Lumineuse révolte
Avec Do Not Obey, le groupe turc Baba Zula fête ses vingt ans d’existence et poursuit sa résistance chamanique à l’oppression.
dans l’hebdo N° 1427 Acheter ce numéro
« L’état d’urgence est un merveilleux outil pour réduire les gens au silence », explique Murat Ertel. Un constat amer qui ne s’applique pourtant pas aux membres du groupe stambouliote Baba Zula, dont il est l’un des piliers. À l’heure où une large partie des artistes et des intellectuels turcs envisagent l’exil pour échapper à la répression d’Erdogan, Baba Zula ne lâche pas prise et continue de prodiguer sa musique hautement libertaire dans les sous-sols d’Istanbul. « One, two, three, do not obey ! », scandent immanquablement les artistes au cours de leurs concerts. Et le public les suit, comme à l’époque où Istanbul était une capitale culturelle attractive, noctambule, branchée…
Les paroles des chansons du huitième album de Baba Zula, Do Not Obey, favorisent le double sens, le sous-entendu et la métaphore comme parades à la censure. La musique, quant à elle, ne fait aucune concession à l’air du temps mauvais.
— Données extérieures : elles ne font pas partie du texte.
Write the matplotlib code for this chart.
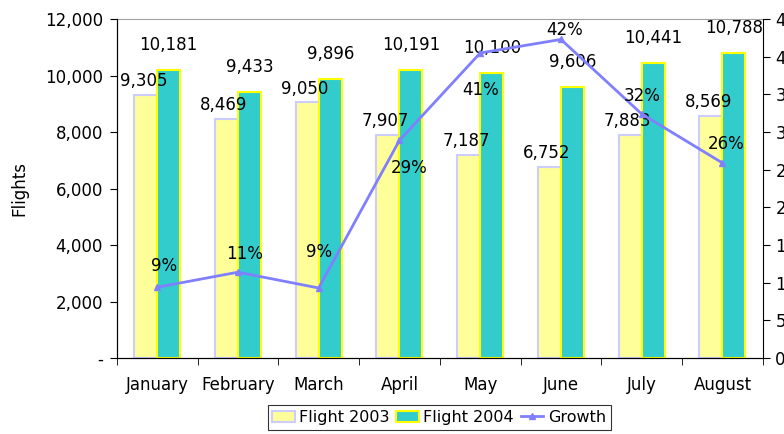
import numpy as np
import matplotlib
matplotlib.use("Agg")
import matplotlib.pyplot as plt
from matplotlib.ticker import FuncFormatter, MultipleLocator

months = ["January", "February", "March", "April", "May", "June", "July", "August"]
flight2003 = [9305, 8469, 9050, 7907, 7187, 6752, 7883, 8569]
flight2004 = [10181, 9433, 9896, 10191, 10100, 9606, 10441, 10788]
growth = [0.094, 0.114, 0.093, 0.289, 0.405, 0.423, 0.324, 0.259]
growth_labels = ["9%", "11%", "9%", "29%", "41%", "42%", "32%", "26%"]
# label offsets (points) for the growth labels, as placed in the original
gl_off = [(5, 15), (5, 13), (0, 26), (7, -20), (0, -27), (3, 7), (0, 13), (3, 14)]

plt.rcParams['font.family'] = ['DejaVu Sans']
FS = 12
fig = plt.figure(figsize=(7.84, 4.34), dpi=100)
ax = fig.add_axes([0.149, 0.175, 0.824, 0.781])

x = np.arange(len(months))
w = 0.285
ax.bar(x - w / 2, flight2003, w, color="#FFFF99", edgecolor="#CCCCFF", linewidth=1.5,
       label="Flight 2003", zorder=2)
ax.bar(x + w / 2, flight2004, w, color="#33CCCC", edgecolor="#FFFF00", linewidth=1.5,
       label="Flight 2004", zorder=2)

for i in range(len(months)):
    ax.annotate(f"{flight2003[i]:,}", (x[i] - w / 2 - 0.03, flight2003[i]), xytext=(0, 10),
                textcoords="offset points", ha="center", va="center", fontsize=FS, zorder=5)
    ax.annotate(f"{flight2004[i]:,}", (x[i] + w / 2, flight2004[i]), xytext=(0, 18),
                textcoords="offset points", ha="center", va="center", fontsize=FS, zorder=5)

ax.set_xlim(-0.5, len(months) - 0.5)
ax.set_ylim(0, 12000)
ax.yaxis.set_major_locator(MultipleLocator(2000))
ax.yaxis.set_major_formatter(FuncFormatter(lambda v, p: "-" if v == 0 else f"{int(v):,}"))
ax.set_xticks(x)
ax.set_xticklabels(months)
ax.set_xticks(np.arange(-0.5, len(months)), minor=True)
ax.tick_params(axis="x", which="major", length=0, labelsize=FS, pad=13)
ax.tick_params(axis="x", which="minor", length=5, direction="out", color="black")
ax.tick_params(axis="y", length=5, direction="out", labelsize=FS, pad=5)
ax.set_ylabel("Flights", fontsize=FS, labelpad=12)
for s in ["left", "bottom"]:
    ax.spines[s].set_color("black")
ax.spines["top"].set_color("#A0A0A0")
ax.spines["right"].set_visible(False)

ax2 = ax.twinx()
ax2.plot(x, growth, color="#8080FF", linewidth=2, marker="^", markersize=5,
         label="Growth", zorder=6)
ax2.set_ylim(0, 0.45)
ax2.yaxis.set_major_locator(MultipleLocator(0.05))
ax2.yaxis.set_major_formatter(FuncFormatter(lambda v, p: f"{v * 100:.0f}%"))
ax2.tick_params(axis="y", length=5, direction="out", labelsize=FS, pad=4)
ax2.spines["right"].set_color("black")
ax2.spines["top"].set_visible(False)
for i in range(len(months)):
    ax2.annotate(growth_labels[i], (x[i], growth[i]), xytext=gl_off[i],
                 textcoords="offset points", ha="center", va="center", fontsize=FS, zorder=7)

h1, l1 = ax.get_legend_handles_labels()
h2, l2 = ax2.get_legend_handles_labels()
leg = fig.legend(h1 + h2, l1 + l2, loc="upper center", bbox_to_anchor=(0.56, 0.067),
                 ncol=3, fontsize=11.5, frameon=True, fancybox=False, handlelength=1.4,
                 handletextpad=0.3, columnspacing=0.4, borderpad=0.3, borderaxespad=0)
leg.get_frame().set_edgecolor("black")
leg.get_frame().set_linewidth(0.8)

fig.savefig("out.png", dpi=100)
Traduisant avec une incroyable effervescence le cosmopolitisme portuaire qui caractérise cette mégalopole à la croisée de l’Orient et de -l’Occident.
Fondé en 1996, Baba Zula réunit Levent Akman, Murat Ertel, Özgür Çakırlar, Periklis Tsoukalas et Melike Sahin, qui mettent leurs voix, leurs instruments et leur sampler au service de ce qu’ils appellent eux-mêmes un « dub oriental [qui exprime] la psychédélie d’Istanbul ».
Le brassage culturel et temporel ne s’arrête pas là. Certains accents joués par Murat Ertel au saz [^1] électrifié emmènent l’auditeur vers des climats plus rock’n’roll, tandis que la flûte ney reflète l’ancestral soufisme. Et ce n’est pas la suite de cet instrumentarium extraordinaire (thérémine, oud électrique, darboukas, cuillères en bois, jouets divers servant de percussions, clarinette…) qui contredira l’éclectisme et la transdisciplinarité d’un groupe décidément hors normes. Sans oublier le chant et la danse qui relient les cultures et les temporalités.
Sur scène, le spectacle est entier : aux bigarrures sonores qui électrisent l’oreille répond la beauté truculente de ces chamans des temps modernes. Musiciens de la lumière et de l’espérance révoltée, ils savent aussi se mettre en perspective, voire en retrait, et excellent dans l’accompagnement de films muets ou la composition de musiques de films (Renkli Türkçe, d’Ahmet Çadirci, 1999 ; Crossing the Bridge, de Fatih Akin, 2005…). Le 12 novembre, les Parisiens auront la chance de voir Baba Zula en live.
[^1] Luth turc à long manche.
Do Not Obey Baba Zula, Milan Records. En concert le 12 novembre, Le Petit Bain, festival Villes des musiques du monde, Paris XIIIe.